Arras Garden Furniture

Wednesday 27th February 2019 at 19:17

Arras Garden Furniture

by Appley Hoare


Over the years we have had some wonderful examples of the iron garden furniture that comes from Arras in Northern France.  Each year this distinctive style of antique garden furniture is harder to find hence I thought our customers might be interested to read a little more about its special characteristics and its history………………..

The northern French town of Arras, so famous for the devastating battles in both the 1st and 2nd world wars, was also the producer of some of the most delightful wrought iron garden furniture.

The Arras iron foundry operated throughout the 19th century, until the beginning of the 1st world war when it was probably turned into a munitions factory.

The furniture they produced was innovative, stylish and strong.  The iron was fashioned with a unique extrusion – rather like a tube split in half long ways, thus the actual lengths of iron used contain more iron per metre than the more commonly used flat iron.  This unique style of extrusion has several distinct benefits.

Firstly, it is stronger than flat iron but not as heavy as a completely solid rod of iron.  Secondly, with its rounded surface it is far more comfortable to sit on.   Thirdly, the rounded surface prevents water collecting on it and causing the iron to rust.  Lastly, the soft, curved character of the extrusion eliminates any sharp edges.
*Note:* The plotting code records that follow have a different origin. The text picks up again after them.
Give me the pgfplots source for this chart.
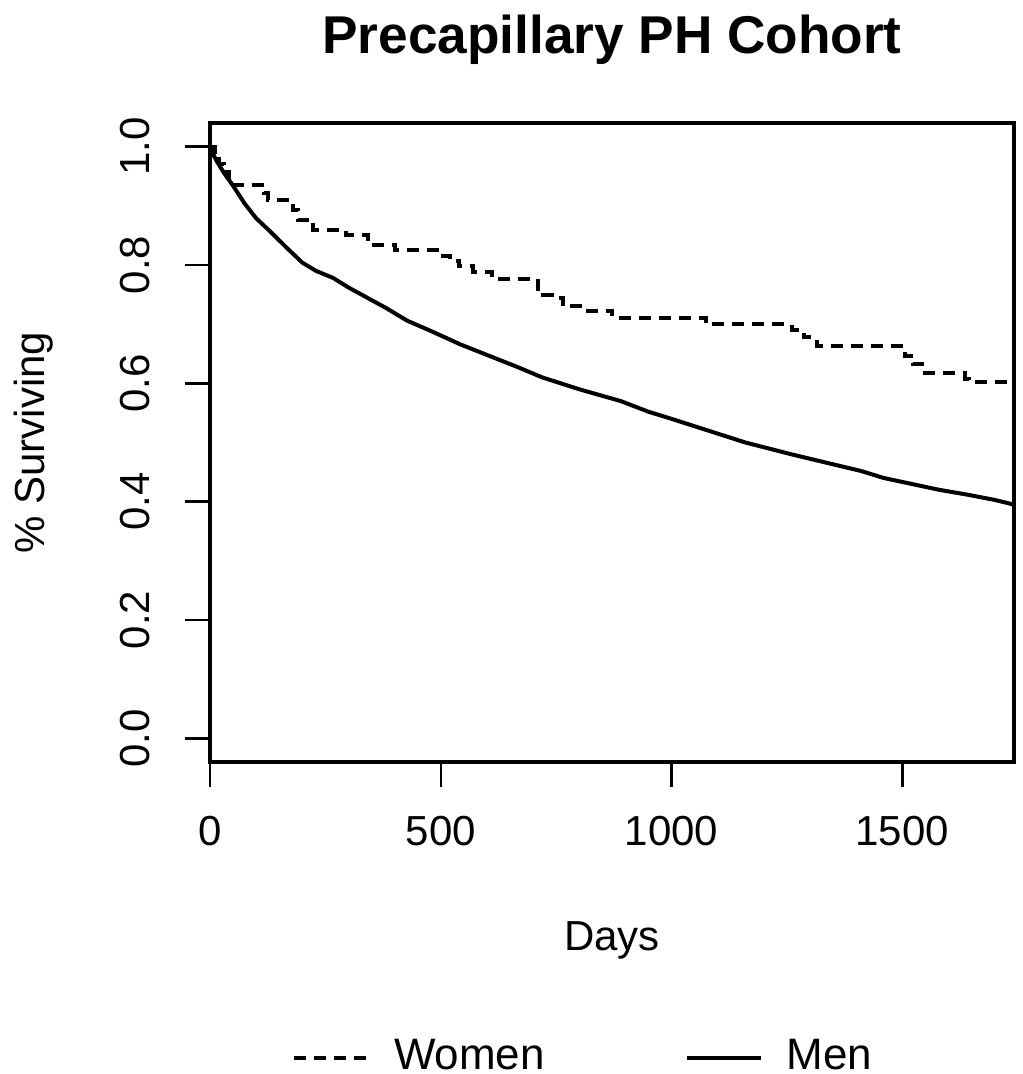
\documentclass[border=0pt]{standalone}
\usepackage{fontspec}
\setmainfont{Liberation Sans}
\usepackage{pgfplots}
\pgfplotsset{compat=1.18}

\begin{document}
\begin{tikzpicture}
\begin{axis}[
    name=ax,
    scale only axis,
    width=201pt, height=159.75pt,
    xmin=0, xmax=1742,
    ymin=-0.04, ymax=1.04,
    xtick={0,500,1000,1500},
    ytick={0,0.2,0.4,0.6,0.8,1.0},
    yticklabels={0.0,0.2,0.4,0.6,0.8,1.0},
    scaled x ticks=false,
    /pgf/number format/assume math mode=true,
    /pgf/number format/1000 sep={},
    tick align=outside,
    xtick pos=left, ytick pos=left,
    major tick length=6.25pt,
    axis line style={line width=0.8pt},
    every tick/.style={black, line width=0.6pt},
    tick label style={font=\fontsize{10.5}{12}\selectfont},
    xticklabel style={inner sep=0pt, yshift=-7pt},
    yticklabel style={rotate=90, anchor=south, inner sep=0pt, yshift=8.5pt},
    xlabel={Days},
    ylabel={\% Surviving},
    label style={font=\fontsize{10.5}{12}\selectfont},
    xlabel style={at={(axis description cs:0.5,-0.2786)}, anchor=center},
    ylabel style={at={(axis description cs:-0.219,0.5)}, anchor=center},
    every axis title shift=0pt,
    title={\bfseries Precapillary PH Cohort},
    title style={font=\fontsize{13.3}{15}\selectfont, at={(axis description cs:0.5,1.13)}, anchor=center},
    legend columns=2,
    legend style={draw=none, fill=none, at={(0.468,-0.463)}, anchor=center,
        font=\fontsize{11}{13}\selectfont,
        /tikz/every even column/.append style={column sep=33pt}},
    legend image code/.code={\draw[#1] (0pt,0pt) -- (18.5pt,0pt); \path (22.5pt,0pt);},
]
% Women (dashed step curve)
\addplot[const plot, black, line width=1pt, dash pattern=on 3pt off 2pt] coordinates {
    (0,1.0) (10,0.985) (20,0.97) (30,0.958) (42,0.945) (50,0.935)
    (118,0.922) (125,0.91) (180,0.893) (190,0.876) (224,0.86)
    (295,0.851) (342,0.834) (400,0.826) (505,0.815) (520,0.807)
    (540,0.798) (570,0.788) (610,0.777) (710,0.76) (722,0.75)
    (755,0.745) (765,0.73) (818,0.722) (872,0.711) (1075,0.70)
    (1261,0.69) (1286,0.678) (1315,0.663) (1506,0.647) (1524,0.632)
    (1550,0.617) (1636,0.607) (1645,0.602) (1742,0.602)
};
\addlegendentry{Women}
% Men (solid curve)
\addplot[black, line width=1pt] coordinates {
    (0,1.0) (5,0.99) (15,0.975) (30,0.956) (50,0.934) (75,0.904)
    (100,0.879) (130,0.857) (165,0.83) (200,0.804) (230,0.79) (267,0.778)
    (300,0.762) (340,0.745) (380,0.728) (427,0.706) (480,0.688)
    (542,0.666) (600,0.648) (665,0.628) (720,0.61) (800,0.59)
    (890,0.57) (950,0.552) (1000,0.54) (1080,0.52) (1160,0.50)
    (1260,0.48) (1340,0.465) (1410,0.452) (1460,0.44) (1520,0.43)
    (1580,0.42) (1640,0.412) (1700,0.403) (1742,0.395)
};
\addlegendentry{Men}
\end{axis}
\pgfresetboundingbox
\path ([shift={(-52.5pt,-78pt)}]ax.south west) rectangle ([shift={(2pt,30.75pt)}]ax.north east);
\end{tikzpicture}
\end{document}
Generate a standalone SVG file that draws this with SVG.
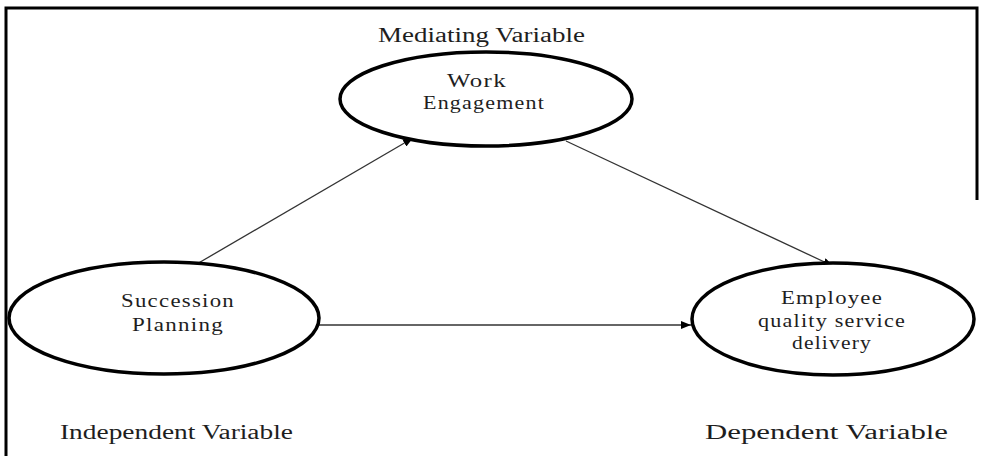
<svg xmlns="http://www.w3.org/2000/svg" width="982" height="456" viewBox="0 0 982 456">
<defs>
<marker id="ah" viewBox="0 0 10 8" refX="10" refY="4" markerWidth="10" markerHeight="8" markerUnits="userSpaceOnUse" orient="auto">
<path d="M0,0 L10,4 L0,8 Z" fill="#000"/>
</marker>
<style>
.node{fill:#fff;stroke:#000;stroke-width:3.5}
.nt{font-family:"Liberation Serif","Times New Roman",serif;font-size:18px;fill:#1e1e1e;text-anchor:middle;letter-spacing:1px}
.lab{font-family:"Liberation Serif","Times New Roman",serif;font-size:20px;fill:#1e1e1e}
.edge{stroke:#333;stroke-width:1.3;fill:none;marker-end:url(#ah)}
.frame{stroke:#000;stroke-width:3;fill:none}
</style>
</defs>
<rect width="982" height="456" fill="#fff"/>
<path class="frame" d="M6,456 V8 H977 V200"/>
<g id="connectors">
<line class="edge" x1="190" y1="268" x2="413" y2="138"/>
<line class="edge" x1="566" y1="141" x2="833" y2="266"/>
<line class="edge" x1="319" y1="325" x2="691" y2="325"/>
</g>
<g id="work-engagement">
<ellipse class="node" cx="486" cy="99" rx="146" ry="47"/>
<text class="nt" x="477" y="87" textLength="60" lengthAdjust="spacingAndGlyphs">Work</text>
<text class="nt" x="484" y="109" textLength="122" lengthAdjust="spacingAndGlyphs">Engagement</text>
</g>
<g id="succession-planning">
<ellipse class="node" cx="164" cy="318" rx="155" ry="56"/>
<text class="nt" x="178" y="307" textLength="114" lengthAdjust="spacingAndGlyphs">Succession</text>
<text class="nt" x="178" y="331" textLength="92" lengthAdjust="spacingAndGlyphs">Planning</text>
</g>
<g id="employee-quality">
<ellipse class="node" cx="833" cy="319" rx="141" ry="56"/>
<text class="nt" x="832" y="304" textLength="102" lengthAdjust="spacingAndGlyphs">Employee</text>
<text class="nt" x="832" y="327" textLength="148" lengthAdjust="spacingAndGlyphs">quality service</text>
<text class="nt" x="832" y="349" textLength="80" lengthAdjust="spacingAndGlyphs">delivery</text>
</g>
<g id="labels">
<text class="lab" x="378" y="42" textLength="207" lengthAdjust="spacingAndGlyphs">Mediating Variable</text>
<text class="lab" x="60" y="439" textLength="233" lengthAdjust="spacingAndGlyphs">Independent Variable</text>
<text class="lab" x="705" y="439" textLength="243" lengthAdjust="spacingAndGlyphs">Dependent Variable</text>
</g>
</svg>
In its hay day the factory must have employed some very talented and imaginative designers who created many wonderful and unusual pieces of outdoor furniture.  In their designs you can see the way the unique features of this extrusion have been maximized to make this furniture practical and comfortable.  Round tables are edged with the curved metal, chair ends are rolled over, plant stands are softly formed to fit into corners, the arms on chairs and benches are rolled and forged into perfect shapes, gloriettes are sculpted into many evocative designs.

Another unique feature of Arras furniture is the feet that are used on all the pieces.  It is one of the trademarks and will help you identify this furniture.  Each table, chair or bench will either have cast iron lions paw feet or cast iron horses hooves.   Also look out for a small brass plaque with the factory’s name stamped into it that was attached to each piece as it was completed. These usually say “Usine St Sauveur Arras” but I have seen some variations on this.  Some of the furniture will also have the name of the maker embossed into the cast iron pieces used to join the centre of a table or the legs of chairs – these have often been over painted so many times that it is difficult to read them.

The Arras team of designers were not just searching for the most practical solutions but also for visual appeal. Table bases are forged into fabulous organic shapes and sometimes embellished with curved, coiled iron that is visually attractive and again adds to the strength of the piece.  The proportions are always pleasing and the same attention to detail is given to a tiny table as is to a larger more important example.

                                    Many of the items were specifically manufactured for public places such as benches for parks, fences for parks and gardens, stalls for stables and folding plant stands to display goods at markets, I have even seen a fabulous bridge and a huge step ladder but much of the furniture was made for private houses for customers patios or gardens.

For those who are passionate about Arras furniture as I am there is a wonderful facsimile catalogue called ‘Ornamental 19th century French Artistic Ironwork Catalogue’ – it is available through Potterton Books, London.

Now, 100 years after the factory at St. Sauveur-lez-Arras closed down, Arras furniture is very sort after and the pieces have become collector’s items.   Thanks to its unique features and its durability we can still find some examples in good condition.  For the dedicated collector it is a thrilling and rewarding experience to stumble across a piece of Arras that you haven’t seen before.